■ INSTRUCTIONS TO FOLLOW ■
Quote, verbatim, all material below, without pictures.

%%

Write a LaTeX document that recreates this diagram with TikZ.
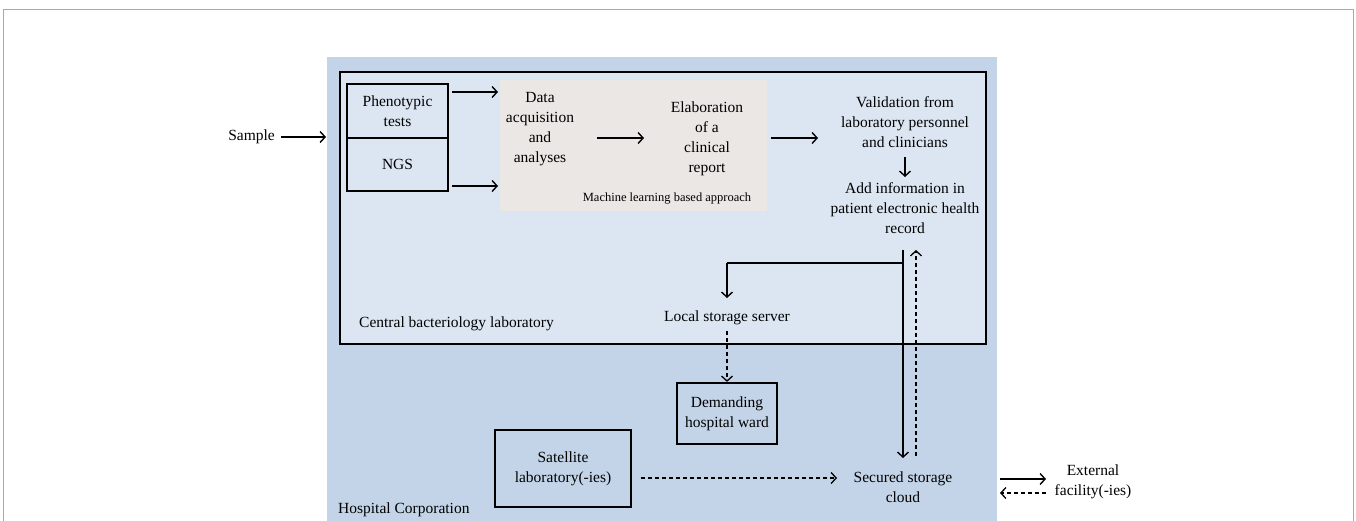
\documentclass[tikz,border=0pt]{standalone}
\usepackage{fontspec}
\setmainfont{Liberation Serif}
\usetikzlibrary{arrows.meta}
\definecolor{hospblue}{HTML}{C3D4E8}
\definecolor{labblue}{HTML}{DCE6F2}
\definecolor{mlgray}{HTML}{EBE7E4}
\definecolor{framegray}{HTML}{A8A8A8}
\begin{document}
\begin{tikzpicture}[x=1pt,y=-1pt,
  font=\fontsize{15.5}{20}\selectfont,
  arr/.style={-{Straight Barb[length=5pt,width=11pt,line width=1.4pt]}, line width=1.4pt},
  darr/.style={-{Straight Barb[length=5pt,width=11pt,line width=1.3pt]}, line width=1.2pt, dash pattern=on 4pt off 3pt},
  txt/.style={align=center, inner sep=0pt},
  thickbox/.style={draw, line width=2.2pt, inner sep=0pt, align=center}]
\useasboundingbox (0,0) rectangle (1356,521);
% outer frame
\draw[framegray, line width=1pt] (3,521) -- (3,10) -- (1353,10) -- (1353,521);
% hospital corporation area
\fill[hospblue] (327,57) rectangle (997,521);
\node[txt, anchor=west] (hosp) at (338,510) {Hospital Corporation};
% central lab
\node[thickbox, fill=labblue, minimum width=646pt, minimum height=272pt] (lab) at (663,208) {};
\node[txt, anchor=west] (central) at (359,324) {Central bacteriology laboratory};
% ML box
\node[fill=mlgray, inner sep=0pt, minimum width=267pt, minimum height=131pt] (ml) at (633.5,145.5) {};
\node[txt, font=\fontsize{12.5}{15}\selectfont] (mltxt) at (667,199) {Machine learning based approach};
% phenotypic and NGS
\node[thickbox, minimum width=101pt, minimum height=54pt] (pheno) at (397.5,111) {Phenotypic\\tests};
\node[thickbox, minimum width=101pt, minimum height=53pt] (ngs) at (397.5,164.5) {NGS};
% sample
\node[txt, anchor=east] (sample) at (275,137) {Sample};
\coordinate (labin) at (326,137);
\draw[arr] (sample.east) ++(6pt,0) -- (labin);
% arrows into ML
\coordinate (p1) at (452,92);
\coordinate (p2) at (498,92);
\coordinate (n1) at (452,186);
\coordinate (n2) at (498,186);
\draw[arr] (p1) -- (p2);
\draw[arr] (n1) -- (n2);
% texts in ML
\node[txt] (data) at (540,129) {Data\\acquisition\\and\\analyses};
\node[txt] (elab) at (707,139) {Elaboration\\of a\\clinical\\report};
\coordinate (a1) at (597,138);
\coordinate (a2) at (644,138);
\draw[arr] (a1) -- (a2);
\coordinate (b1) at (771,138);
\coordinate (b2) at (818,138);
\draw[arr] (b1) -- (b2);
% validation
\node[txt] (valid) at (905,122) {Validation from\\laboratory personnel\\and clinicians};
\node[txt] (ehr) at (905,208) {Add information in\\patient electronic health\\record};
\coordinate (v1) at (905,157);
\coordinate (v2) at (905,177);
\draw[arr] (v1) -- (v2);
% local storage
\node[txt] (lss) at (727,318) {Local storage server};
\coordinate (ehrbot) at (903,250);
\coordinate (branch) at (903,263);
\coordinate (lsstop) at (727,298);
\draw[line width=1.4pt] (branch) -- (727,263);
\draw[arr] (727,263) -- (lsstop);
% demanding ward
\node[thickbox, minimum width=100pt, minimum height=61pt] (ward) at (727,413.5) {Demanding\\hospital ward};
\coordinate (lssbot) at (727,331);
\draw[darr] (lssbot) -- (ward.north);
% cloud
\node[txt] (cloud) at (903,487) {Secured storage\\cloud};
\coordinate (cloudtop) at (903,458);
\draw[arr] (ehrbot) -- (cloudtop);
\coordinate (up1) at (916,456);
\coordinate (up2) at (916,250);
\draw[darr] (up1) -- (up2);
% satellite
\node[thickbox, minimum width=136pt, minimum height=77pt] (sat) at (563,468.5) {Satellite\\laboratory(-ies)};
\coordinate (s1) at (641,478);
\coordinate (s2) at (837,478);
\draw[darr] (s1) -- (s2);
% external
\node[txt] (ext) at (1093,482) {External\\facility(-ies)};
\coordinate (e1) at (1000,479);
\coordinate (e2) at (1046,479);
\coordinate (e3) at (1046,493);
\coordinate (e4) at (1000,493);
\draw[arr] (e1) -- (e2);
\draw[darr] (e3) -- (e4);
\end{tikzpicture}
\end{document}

%%

■ RESPONSE TO THIS TASK ■
Write a LaTeX document that recreates this diagram with TikZ.
\documentclass[tikz,border=0pt]{standalone}
\usepackage{fontspec}
\setmainfont{Liberation Serif}
\usetikzlibrary{arrows.meta}
\definecolor{hospblue}{HTML}{C3D4E8}
\definecolor{labblue}{HTML}{DCE6F2}
\definecolor{mlgray}{HTML}{EBE7E4}
\definecolor{framegray}{HTML}{A8A8A8}
\begin{document}
\begin{tikzpicture}[x=1pt,y=-1pt,
  font=\fontsize{15.5}{20}\selectfont,
  arr/.style={-{Straight Barb[length=5pt,width=11pt,line width=1.4pt]}, line width=1.4pt},
  darr/.style={-{Straight Barb[length=5pt,width=11pt,line width=1.3pt]}, line width=1.2pt, dash pattern=on 4pt off 3pt},
  txt/.style={align=center, inner sep=0pt},
  thickbox/.style={draw, line width=2.2pt, inner sep=0pt, align=center}]
\useasboundingbox (0,0) rectangle (1356,521);
% outer frame
\draw[framegray, line width=1pt] (3,521) -- (3,10) -- (1353,10) -- (1353,521);
% hospital corporation area
\fill[hospblue] (327,57) rectangle (997,521);
\node[txt, anchor=west] (hosp) at (338,510) {Hospital Corporation};
% central lab
\node[thickbox, fill=labblue, minimum width=646pt, minimum height=272pt] (lab) at (663,208) {};
\node[txt, anchor=west] (central) at (359,324) {Central bacteriology laboratory};
% ML box
\node[fill=mlgray, inner sep=0pt, minimum width=267pt, minimum height=131pt] (ml) at (633.5,145.5) {};
\node[txt, font=\fontsize{12.5}{15}\selectfont] (mltxt) at (667,199) {Machine learning based approach};
% phenotypic and NGS
\node[thickbox, minimum width=101pt, minimum height=54pt] (pheno) at (397.5,111) {Phenotypic\\tests};
\node[thickbox, minimum width=101pt, minimum height=53pt] (ngs) at (397.5,164.5) {NGS};
% sample
\node[txt, anchor=east] (sample) at (275,137) {Sample};
\coordinate (labin) at (326,137);
\draw[arr] (sample.east) ++(6pt,0) -- (labin);
% arrows into ML
\coordinate (p1) at (452,92);
\coordinate (p2) at (498,92);
\coordinate (n1) at (452,186);
\coordinate (n2) at (498,186);
\draw[arr] (p1) -- (p2);
\draw[arr] (n1) -- (n2);
% texts in ML
\node[txt] (data) at (540,129) {Data\\acquisition\\and\\analyses};
\node[txt] (elab) at (707,139) {Elaboration\\of a\\clinical\\report};
\coordinate (a1) at (597,138);
\coordinate (a2) at (644,138);
\draw[arr] (a1) -- (a2);
\coordinate (b1) at (771,138);
\coordinate (b2) at (818,138);
\draw[arr] (b1) -- (b2);
% validation
\node[txt] (valid) at (905,122) {Validation from\\laboratory personnel\\and clinicians};
\node[txt] (ehr) at (905,208) {Add information in\\patient electronic health\\record};
\coordinate (v1) at (905,157);
\coordinate (v2) at (905,177);
\draw[arr] (v1) -- (v2);
% local storage
\node[txt] (lss) at (727,318) {Local storage server};
\coordinate (ehrbot) at (903,250);
\coordinate (branch) at (903,263);
\coordinate (lsstop) at (727,298);
\draw[line width=1.4pt] (branch) -- (727,263);
\draw[arr] (727,263) -- (lsstop);
% demanding ward
\node[thickbox, minimum width=100pt, minimum height=61pt] (ward) at (727,413.5) {Demanding\\hospital ward};
\coordinate (lssbot) at (727,331);
\draw[darr] (lssbot) -- (ward.north);
% cloud
\node[txt] (cloud) at (903,487) {Secured storage\\cloud};
\coordinate (cloudtop) at (903,458);
\draw[arr] (ehrbot) -- (cloudtop);
\coordinate (up1) at (916,456);
\coordinate (up2) at (916,250);
\draw[darr] (up1) -- (up2);
% satellite
\node[thickbox, minimum width=136pt, minimum height=77pt] (sat) at (563,468.5) {Satellite\\laboratory(-ies)};
\coordinate (s1) at (641,478);
\coordinate (s2) at (837,478);
\draw[darr] (s1) -- (s2);
% external
\node[txt] (ext) at (1093,482) {External\\facility(-ies)};
\coordinate (e1) at (1000,479);
\coordinate (e2) at (1046,479);
\coordinate (e3) at (1046,493);
\coordinate (e4) at (1000,493);
\draw[arr] (e1) -- (e2);
\draw[darr] (e3) -- (e4);
\end{tikzpicture}
\end{document}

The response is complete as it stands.